--- Start of DATA EXTRACT ---

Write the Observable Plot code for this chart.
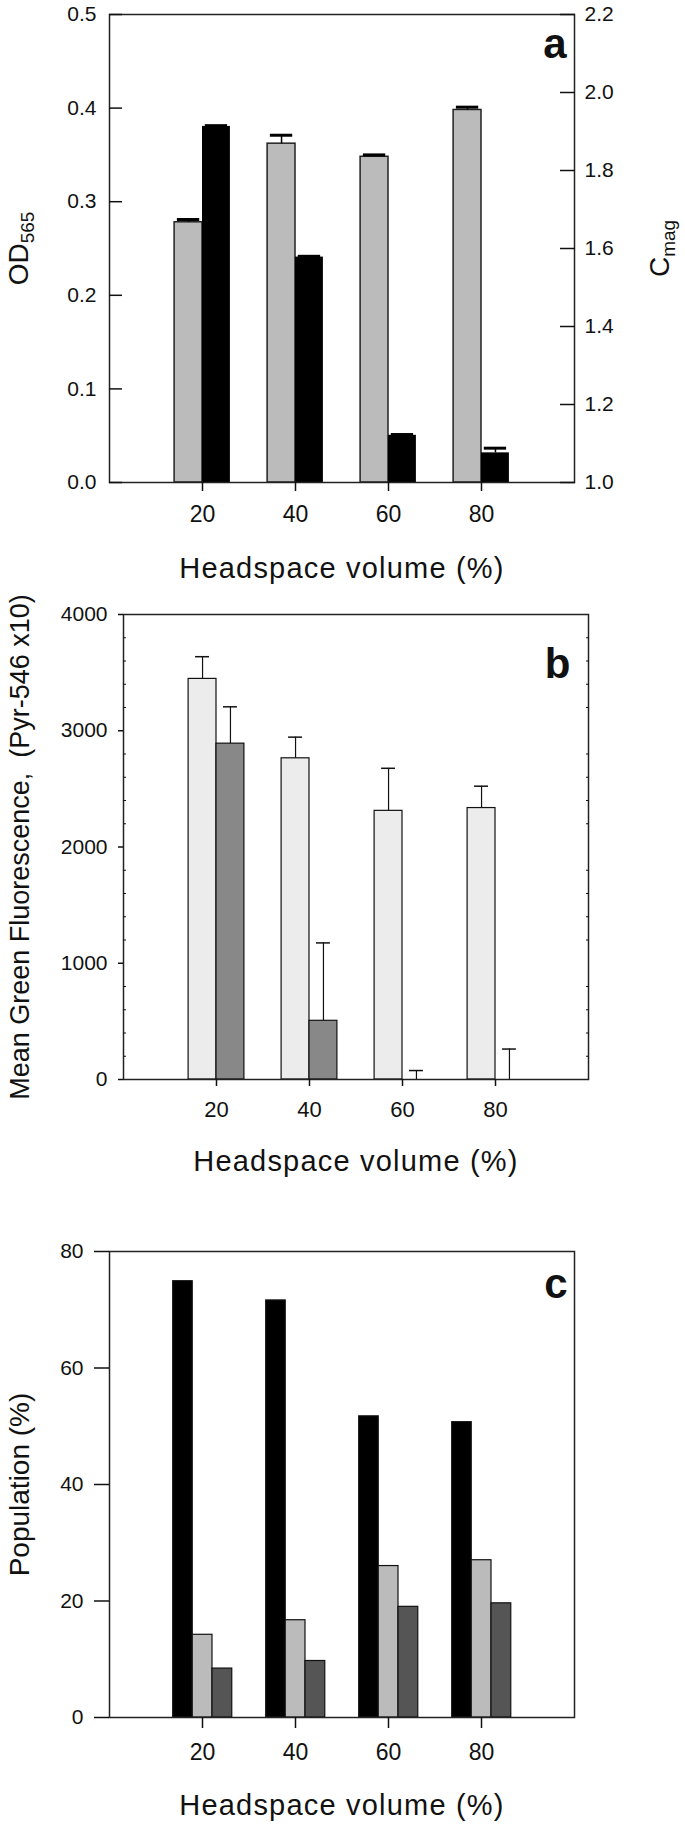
<!DOCTYPE html>
<html><head><meta charset="utf-8">
<script src="https://cdn.jsdelivr.net/npm/d3@7"></script>
<script src="https://cdn.jsdelivr.net/npm/@observablehq/plot@0.6"></script>
<style>
body{margin:0;background:#fff;}
#wrap{width:685px;}
#wrap svg{display:block;overflow:visible;}
</style></head><body><div id="wrap"></div>
<script>
// ---------- data ----------
const headspace = [20, 40, 60, 80];
const xTicks = [20, 40, 60, 80];
// Panel a
const odValues   = [0.278, 0.362, 0.348, 0.398];
const odErrors   = [0.003, 0.009, 0.002, 0.003];
const cmagValues = [1.913, 1.578, 1.121, 1.076];
const cmagErrors = [0.002, 0.002, 0.002, 0.012];
const odTicks    = [0, 0.1, 0.2, 0.3, 0.4, 0.5];
const cmagTicks  = [1.0, 1.2, 1.4, 1.6, 1.8, 2.0, 2.2];
// Panel b
const fluorLight    = [3446, 2763, 2311, 2335];
const fluorLightErr = [191, 182, 366, 188];
const fluorDark     = [2889, 505, 0, 0];
const fluorDarkErr  = [317, 670, 77, 262];
const fluorTicks    = [0, 1000, 2000, 3000, 4000];
const fluorMinor    = [200,400,600,800,1200,1400,1600,1800,2200,2400,2600,2800,3200,3400,3600,3800];
// Panel c
const popBlack = [74.9, 71.6, 51.7, 50.7];
const popLight = [14.2, 16.7, 26.0, 27.0];
const popDark  = [8.4, 9.7, 19.0, 19.6];
const popTicks = [0, 20, 40, 60, 80];

const xTitle = "Headspace volume (%)";
const FONT = "'Liberation Sans', Arial, sans-serif";
const wrap = document.getElementById("wrap");

// ---------- panel a ----------
const toOD = c => (c - 1) / 1.2 * 0.5;
const rowsA = headspace.map((h, i) => ({h, od: odValues[i], odE: odErrors[i], c: cmagValues[i], cE: cmagErrors[i]}));
const plotA = Plot.plot({
  width: 685, height: 600, marginTop: 14, marginBottom: 118, marginLeft: 109, marginRight: 111,
  style: {fontFamily: FONT, color: "#111", background: "#fff", overflow: "visible"},
  x: {domain: [0, 100]}, y: {domain: [0, 0.5]},
  marks: [
    Plot.rect(rowsA, {x1: d => d.h - 6, x2: d => d.h, y1: 0, y2: "od", fill: "#bbbbbb", stroke: "#222", strokeWidth: 1.5}),
    Plot.rect(rowsA, {x1: d => d.h, x2: d => d.h + 6, y1: 0, y2: d => toOD(d.c), fill: "#000"}),
    Plot.ruleX(rowsA, {x: d => d.h - 3, y1: "od", y2: d => d.od + d.odE, stroke: "#000", strokeWidth: 1.5}),
    Plot.ruleY(rowsA, {y: d => d.od + d.odE, x1: d => d.h - 5.4, x2: d => d.h - 0.6, stroke: "#000", strokeWidth: 3}),
    Plot.ruleX(rowsA, {x: d => d.h + 3, y1: d => toOD(d.c), y2: d => toOD(d.c + d.cE), stroke: "#000", strokeWidth: 1.5}),
    Plot.ruleY(rowsA, {y: d => toOD(d.c + d.cE), x1: d => d.h + 0.6, x2: d => d.h + 5.4, stroke: "#000", strokeWidth: 3}),
    Plot.frame({stroke: "#222", strokeWidth: 1.5}),
    Plot.axisY(odTicks, {tickSize: -13, tickFormat: () => "", label: null, strokeWidth: 1.5}),
    Plot.axisY(odTicks, {tickSize: 0, tickPadding: 13, fontSize: 21, tickFormat: d => d.toFixed(1), label: null}),
    Plot.axisY(cmagTicks.map(toOD), {anchor: "right", tickSize: -15, tickFormat: () => "", label: null, strokeWidth: 1.5}),
    Plot.axisY(cmagTicks.map(toOD), {anchor: "right", tickSize: 0, tickPadding: 10, fontSize: 21, tickFormat: v => (1 + v * 2.4).toFixed(1), label: null}),
    Plot.axisX(xTicks, {tickSize: 9, tickPadding: 14, fontSize: 23, label: null, strokeWidth: 1.5}),
    Plot.text([xTitle], {text: d => d, frameAnchor: "bottom", dy: 86, textAnchor: "middle", lineAnchor: "middle", fontSize: 29}),
    Plot.text(["OD565"], {text: d => d, frameAnchor: "left", dx: -90, rotate: -90, textAnchor: "middle", lineAnchor: "middle", fontSize: 28}),
    Plot.text(["Cmag"], {text: d => d, frameAnchor: "right", dx: 86, rotate: -90, textAnchor: "middle", lineAnchor: "middle", fontSize: 28}),
    Plot.text(["a"], {text: d => d, frameAnchor: "top-right", dx: -8, dy: 30, textAnchor: "end", lineAnchor: "middle", fontSize: 42, fontWeight: "bold"})
  ]
});
wrap.appendChild(plotA);

// ---------- panel b ----------
const rowsB = headspace.map((h, i) => ({h, l: fluorLight[i], lE: fluorLightErr[i], d: fluorDark[i], dE: fluorDarkErr[i]}));
const plotB = Plot.plot({
  width: 685, height: 600, marginTop: 14, marginBottom: 121, marginLeft: 123, marginRight: 97,
  style: {fontFamily: FONT, color: "#111", background: "#fff", overflow: "visible"},
  x: {domain: [0, 100]}, y: {domain: [0, 4000]},
  marks: [
    Plot.ruleX(rowsB, {x: d => d.h - 3, y1: "l", y2: d => d.l + d.lE, stroke: "#111", strokeWidth: 1.2}),
    Plot.ruleY(rowsB, {y: d => d.l + d.lE, x1: d => d.h - 4.5, x2: d => d.h - 1.5, stroke: "#111", strokeWidth: 1.5}),
    Plot.ruleX(rowsB, {x: d => d.h + 3, y1: "d", y2: d => d.d + d.dE, stroke: "#111", strokeWidth: 1.2}),
    Plot.ruleY(rowsB, {y: d => d.d + d.dE, x1: d => d.h + 1.5, x2: d => d.h + 4.5, stroke: "#111", strokeWidth: 1.5}),
    Plot.rect(rowsB, {x1: d => d.h - 6, x2: d => d.h, y1: 0, y2: "l", fill: "#ececec", stroke: "#111", strokeWidth: 1.2}),
    Plot.rect(rowsB, {x1: d => d.h, x2: d => d.h + 6, y1: 0, y2: "d", fill: "#888888", stroke: "#111", strokeWidth: 1.2}),
    Plot.frame({stroke: "#222", strokeWidth: 1.5}),
    Plot.axisY(fluorMinor, {tickSize: -3, tickFormat: () => "", label: null}),
    Plot.axisY(fluorMinor, {anchor: "right", tickSize: -3, tickFormat: () => "", label: null}),
    Plot.axisY(fluorTicks, {tickSize: 5, tickPadding: 11, fontSize: 21, tickFormat: d => String(d), label: null, strokeWidth: 1.5}),
    Plot.axisX(xTicks, {tickSize: 7, tickPadding: 15, fontSize: 22, label: null, strokeWidth: 1.5}),
    Plot.text([xTitle], {text: d => d, frameAnchor: "bottom", dy: 82, textAnchor: "middle", lineAnchor: "middle", fontSize: 29}),
    Plot.text(["Mean Green Fluorescence,  (Pyr-546 x10)"], {text: d => d, frameAnchor: "left", dx: -103, rotate: -90, textAnchor: "middle", lineAnchor: "middle", fontSize: 27}),
    Plot.text(["b"], {text: d => d, frameAnchor: "top-right", dx: -18, dy: 50, textAnchor: "end", lineAnchor: "middle", fontSize: 42, fontWeight: "bold"})
  ]
});
wrap.appendChild(plotB);

// ---------- panel c ----------
const rowsC = headspace.map((h, i) => ({h, k: popBlack[i], l: popLight[i], d: popDark[i]}));
const plotC = Plot.plot({
  width: 685, height: 626, marginTop: 51, marginBottom: 109, marginLeft: 109, marginRight: 111,
  style: {fontFamily: FONT, color: "#111", background: "#fff", overflow: "visible"},
  x: {domain: [0, 100]}, y: {domain: [0, 80]},
  marks: [
    Plot.rect(rowsC, {x1: d => d.h - 6.3, x2: d => d.h - 2.1, y1: 0, y2: "k", fill: "#000", stroke: "#111", strokeWidth: 1.2}),
    Plot.rect(rowsC, {x1: d => d.h - 2.1, x2: d => d.h + 2.15, y1: 0, y2: "l", fill: "#bbbbbb", stroke: "#111", strokeWidth: 1.2}),
    Plot.rect(rowsC, {x1: d => d.h + 2.15, x2: d => d.h + 6.4, y1: 0, y2: "d", fill: "#555555", stroke: "#111", strokeWidth: 1.2}),
    Plot.frame({stroke: "#222", strokeWidth: 1.5}),
    Plot.axisY(popTicks, {tickSize: 15, tickPadding: 11, fontSize: 21, label: null, strokeWidth: 1.5}),
    Plot.axisX(xTicks, {tickSize: 11, tickPadding: 15, fontSize: 23, label: null, strokeWidth: 1.5}),
    Plot.text([xTitle], {text: d => d, frameAnchor: "bottom", dy: 88, textAnchor: "middle", lineAnchor: "middle", fontSize: 29}),
    Plot.text(["Population (%)"], {text: d => d, frameAnchor: "left", dx: -89, rotate: -90, textAnchor: "middle", lineAnchor: "middle", fontSize: 28}),
    Plot.text(["c"], {text: d => d, frameAnchor: "top-right", dx: -7, dy: 33, textAnchor: "end", lineAnchor: "middle", fontSize: 42, fontWeight: "bold"})
  ]
});
wrap.appendChild(plotC);

// ---------- text touch-ups ----------
function subscript(svg, full, main, sub, subSize) {
  d3.select(svg).selectAll("text").filter(function() { return this.textContent === full; }).each(function() {
    const t = d3.select(this);
    t.text(null);
    t.append("tspan").text(main);
    t.append("tspan").attr("font-size", subSize).attr("dy", "0.3em").text(sub);
  });
}
subscript(plotA, "OD565", "OD", "565", 19);
subscript(plotA, "Cmag", "C", "mag", 19);
for (const svg of [plotA, plotB, plotC]) {
  d3.select(svg).selectAll("text").filter(function() { return this.textContent === xTitle; })
    .attr("letter-spacing", "1.2px");
}
</script></body></html>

--- End of DATA EXTRACT ---

Copy each line of the data that contains the word "this".

Write the Observable Plot code for this chart.
  d3.select(svg).selectAll("text").filter(function() { return this.textContent === full; }).each(function() {
    const t = d3.select(this);
  d3.select(svg).selectAll("text").filter(function() { return this.textContent === xTitle; })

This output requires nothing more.